Directive ▸
Nothing in the data should change when you return it, but leave the pictures out.

>> BEGIN Given data

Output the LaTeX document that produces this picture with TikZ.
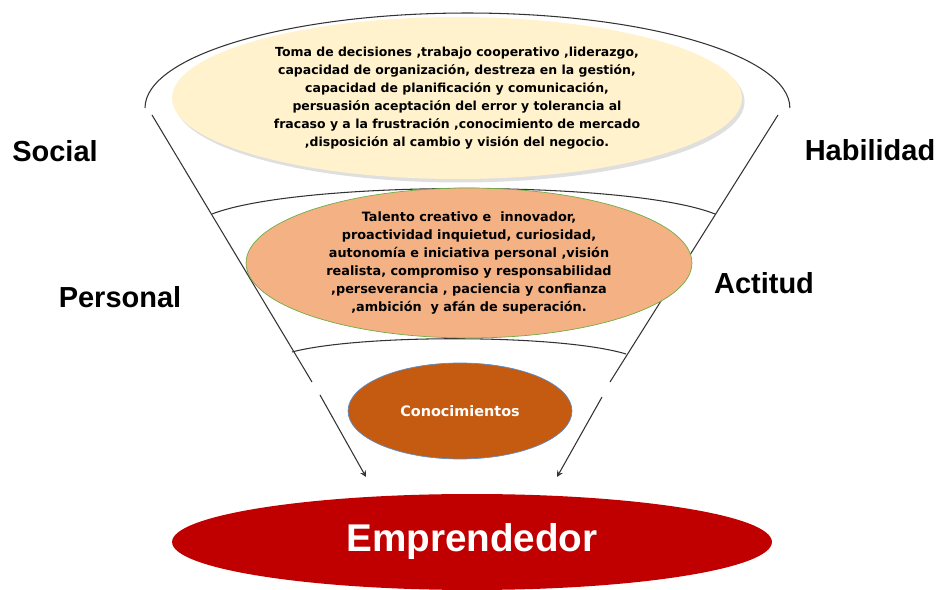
\documentclass[tikz,border=0pt]{standalone}
\usepackage{fontspec}
\setmainfont{DejaVu Sans}
\newfontfamily\labelfont{Liberation Sans}
\usepackage{tikz}
\usetikzlibrary{shapes.geometric, arrows, positioning, shadows}
\definecolor{creamfill}{HTML}{FFF2CC}
\definecolor{peachfill}{HTML}{F4B183}
\definecolor{peachline}{HTML}{70AD47}
\definecolor{rustfill}{HTML}{C55A11}
\definecolor{rustline}{HTML}{5B8DC9}
\definecolor{emprred}{HTML}{C00000}
\tikzstyle{skills} = [ellipse, minimum width=11.4cm, minimum height=3.24cm, inner sep=-10pt, fill=creamfill, align=center, font=\fontsize{7.1}{10.3}\selectfont\bfseries, drop shadow={opacity=0.25, shadow xshift=1.5pt, shadow yshift=-2pt}]
\tikzstyle{attitude} = [ellipse, minimum width=8.92cm, minimum height=3cm, inner sep=-10pt, fill=peachfill, draw=peachline, line width=0.4pt, align=center, font=\fontsize{7.3}{10.3}\selectfont\bfseries]
\tikzstyle{knowledge} = [ellipse, minimum width=4.48cm, minimum height=1.92cm, inner sep=-4pt, fill=rustfill, draw=rustline, line width=0.4pt, text=white, font=\fontsize{8.2}{9}\selectfont\bfseries]
\tikzstyle{goal} = [ellipse, minimum width=12cm, minimum height=1.92cm, inner sep=-4pt, fill=emprred, text=white, font=\labelfont\bfseries\fontsize{22}{24}\selectfont]
\tikzstyle{side} = [font=\labelfont\bfseries\fontsize{16.5}{18}\selectfont]
\tikzstyle{funnel} = [draw=black!80, line width=0.6pt]
\tikzstyle{arrow} = [draw=black!80, line width=0.6pt, ->, >=stealth]

\begin{document}
\begin{tikzpicture}[x=0.02cm, y=-0.02cm]
        \useasboundingbox (0,0) rectangle (943,590);

        % funnel outline
        \draw[funnel] (145,108) arc[start angle=180, end angle=0, x radius=6.45cm, y radius=1.9cm];
        \draw[funnel] (212,214) .. controls (300,180) and (630,180) .. (715,214);
        \draw[funnel] (292,352) .. controls (360,334) and (560,334) .. (626,354);
        \draw[funnel] (152,115) -- (312,382);
        \draw[funnel] (778,115) -- (610,382);

        \node (skills) [skills] at (457,98) {Toma de decisiones ,trabajo cooperativo ,liderazgo,\\capacidad de organización, destreza en la gestión,\\capacidad de planificación y comunicación,\\persuasión aceptación del error y tolerancia al\\fracaso y a la frustración ,conocimiento de mercado\\,disposición al cambio y visión del negocio.};
        \node (attitude) [attitude] at (469,263) {Talento creativo e\ \ innovador,\\proactividad inquietud, curiosidad,\\autonomía e iniciativa personal ,visión\\realista, compromiso y responsabilidad\\,perseverancia , paciencia y confianza\\,ambición\ \ y afán de superación.};
        \node (know) [knowledge] at (460,411) {Conocimientos};
        \node (goal) [goal] at (472,542) {Emprendedor};

        \node (social) [side] at (55,151) {Social};
        \node (habilidad) [side] at (870,150) {Habilidad};
        \node (personal) [side] at (120,297) {Personal};
        \node (actitud) [side] at (764,283) {Actitud};

        \coordinate (ltail) at (320,395);
        \coordinate (lhead) at (366,477);
        \coordinate (rtail) at (602,397);
        \coordinate (rhead) at (557,477);

        % Draw edges
        \path [arrow] (ltail) -- (lhead);
        \path [arrow] (rtail) -- (rhead);

\end{tikzpicture}
\end{document}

>> END Given data

Response to the exercise ▸
Output the LaTeX document that produces this picture with TikZ.
\documentclass[tikz,border=0pt]{standalone}
\usepackage{fontspec}
\setmainfont{DejaVu Sans}
\newfontfamily\labelfont{Liberation Sans}
\usepackage{tikz}
\usetikzlibrary{shapes.geometric, arrows, positioning, shadows}
\definecolor{creamfill}{HTML}{FFF2CC}
\definecolor{peachfill}{HTML}{F4B183}
\definecolor{peachline}{HTML}{70AD47}
\definecolor{rustfill}{HTML}{C55A11}
\definecolor{rustline}{HTML}{5B8DC9}
\definecolor{emprred}{HTML}{C00000}
\tikzstyle{skills} = [ellipse, minimum width=11.4cm, minimum height=3.24cm, inner sep=-10pt, fill=creamfill, align=center, font=\fontsize{7.1}{10.3}\selectfont\bfseries, drop shadow={opacity=0.25, shadow xshift=1.5pt, shadow yshift=-2pt}]
\tikzstyle{attitude} = [ellipse, minimum width=8.92cm, minimum height=3cm, inner sep=-10pt, fill=peachfill, draw=peachline, line width=0.4pt, align=center, font=\fontsize{7.3}{10.3}\selectfont\bfseries]
\tikzstyle{knowledge} = [ellipse, minimum width=4.48cm, minimum height=1.92cm, inner sep=-4pt, fill=rustfill, draw=rustline, line width=0.4pt, text=white, font=\fontsize{8.2}{9}\selectfont\bfseries]
\tikzstyle{goal} = [ellipse, minimum width=12cm, minimum height=1.92cm, inner sep=-4pt, fill=emprred, text=white, font=\labelfont\bfseries\fontsize{22}{24}\selectfont]
\tikzstyle{side} = [font=\labelfont\bfseries\fontsize{16.5}{18}\selectfont]
\tikzstyle{funnel} = [draw=black!80, line width=0.6pt]
\tikzstyle{arrow} = [draw=black!80, line width=0.6pt, ->, >=stealth]

\begin{document}
\begin{tikzpicture}[x=0.02cm, y=-0.02cm]
        \useasboundingbox (0,0) rectangle (943,590);

        % funnel outline
        \draw[funnel] (145,108) arc[start angle=180, end angle=0, x radius=6.45cm, y radius=1.9cm];
        \draw[funnel] (212,214) .. controls (300,180) and (630,180) .. (715,214);
        \draw[funnel] (292,352) .. controls (360,334) and (560,334) .. (626,354);
        \draw[funnel] (152,115) -- (312,382);
        \draw[funnel] (778,115) -- (610,382);

        \node (skills) [skills] at (457,98) {Toma de decisiones ,trabajo cooperativo ,liderazgo,\\capacidad de organización, destreza en la gestión,\\capacidad de planificación y comunicación,\\persuasión aceptación del error y tolerancia al\\fracaso y a la frustración ,conocimiento de mercado\\,disposición al cambio y visión del negocio.};
        \node (attitude) [attitude] at (469,263) {Talento creativo e\ \ innovador,\\proactividad inquietud, curiosidad,\\autonomía e iniciativa personal ,visión\\realista, compromiso y responsabilidad\\,perseverancia , paciencia y confianza\\,ambición\ \ y afán de superación.};
        \node (know) [knowledge] at (460,411) {Conocimientos};
        \node (goal) [goal] at (472,542) {Emprendedor};

        \node (social) [side] at (55,151) {Social};
        \node (habilidad) [side] at (870,150) {Habilidad};
        \node (personal) [side] at (120,297) {Personal};
        \node (actitud) [side] at (764,283) {Actitud};

        \coordinate (ltail) at (320,395);
        \coordinate (lhead) at (366,477);
        \coordinate (rtail) at (602,397);
        \coordinate (rhead) at (557,477);

        % Draw edges
        \path [arrow] (ltail) -- (lhead);
        \path [arrow] (rtail) -- (rhead);

\end{tikzpicture}
\end{document}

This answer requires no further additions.